There are a lot of factual issues with this response, but its motives come down to a few key distinctions:
By shifting the focus on to something other than what Barr said, her racist actions are dismissed. “What-about-ism” is a favorite tactic of the Trump campaign and subsequent administration. Anytime a problematic statement is made, one can simply shift the attention to someone else who also said someone problematic! Problem solved.
Samantha Bee was recently (and justifiably)criticized for her crass remarks about Trump’s daughter. The timing of her remarks in relation to Roseanne’s scandal prompted Trump himself to jump to deflection.
Of course, many people noticed that Trump’s demand for Bee’s firing and Sanders’ demand for apologies were more than hypocritical.
At the end of the day, deflection never works because of how easily it can be turned back on you. If you’re going to try and say “what-about-whoever” to get yourself out of a problem, you’d best ensure no one can reply with “what about you.”
The apologies that Sanders thought were justifiable to demand didn’t occur in the same vacuum as Barr’s statements.
Barr used a racial slur to describe someone who is at least two years out of the news cycle, and she did so unprompted.
Jemele Hill and Keith Olbermann were responding to Trump implying that Nazis are good people. Joy Behar was responding to Vice President Mike Pence’s fundamentalist Christian beliefs that often don’t coincide with his political policies. Kathy Griffin’s shock-factor photoshoot was partially conceptualized by her photographer as a symbolic art piece. This is not excusing any of their words or behavior, but the context surrounding their remarks is noteworthy.
Also noteworthy? Most of them did apologize, and did so without blaming their actions on Ambien. Context matters.
The idea that Barr’s comments and those Sanders mentioned are one and the same isn’t accurate, but for those who aren’t paying attention, it’s a working tactic. Trump’s attempt to deflect to Samantha Bee also drew false-equivalency.
Both statements are absolutely crass and inexcusable, but there is a clear distinction between profane name-calling and using a racial slur. One is rude and uncalled for, the other is rooted in systemic supremacy.
Accurate equivalencies require the same context and the same words. In this case, there are several examples of conservative commentators (ironically including Roseanne Barr herself) using the same word as Bee.
They never apologized and were praised by their counterparts. How’s that for equal treatment?
In the long line of comedians who have said profane things about politicians, it would seem that the only statements that stick are the ones made by women.

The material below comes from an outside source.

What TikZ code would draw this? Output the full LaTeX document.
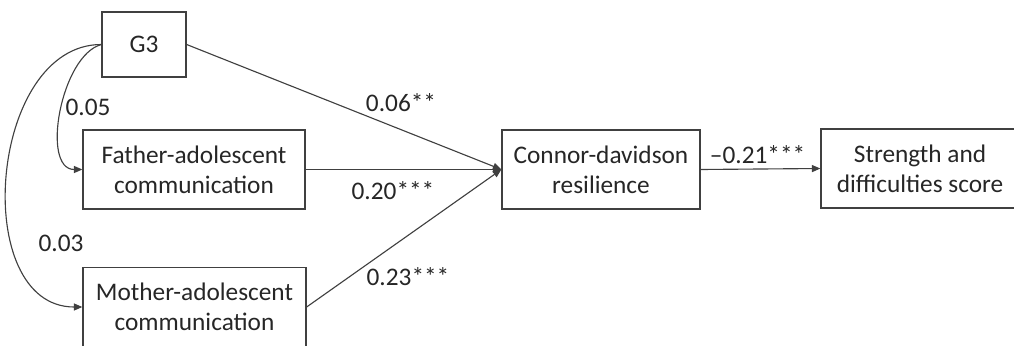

Stephen Colbert called Trump “Vladimir Putin’s c*** holster” on air. He was criticized, threatened with an FCC fine that never materialized, and the whole ordeal blew over in a week. No one ever discussed firing him, and his ratings weren’t affected.
Yet somehow, we’re still discussing Michelle Wolf’s comments in her correspondent’s dinner speech, which was more than a month ago. After Samantha Bee apologized for her comments, she’s still brought up in the news nearly every day.
In addition, three of the four examples that Sanders brought up in her press conference were statements made by women.
It’s almost as if women aren’t cut the same amount of slack as men. Men can say and do what they want, they’ll be told “no” and get a slap on the wrist, and then go about doing their jobs as usual. Bad press for women seems to linger a little longer.
The instinct to make comparisons (justifiable ones or not) to avoid talking about what really matters is a natural one, but it shouldn’t be our first.
If there’s anything that Barr’s behavior and the presidential administration’s response should teach us, it’s that the level of discourse in our country is gradually being chipped away to the point where no one needs to be held responsible for their own actions. Somewhere out there, someone else must have done something worse, right? I don’t need to apologize because somewhere out there, someone else didn’t apologize, right?
Wrong. We have MUCH bigger problems than Roseanne or Sam Bee or Michelle Wolf saying things.
Our first instinct should not be shifting blame. Our first instinct should be shifting focus to things that actually matter.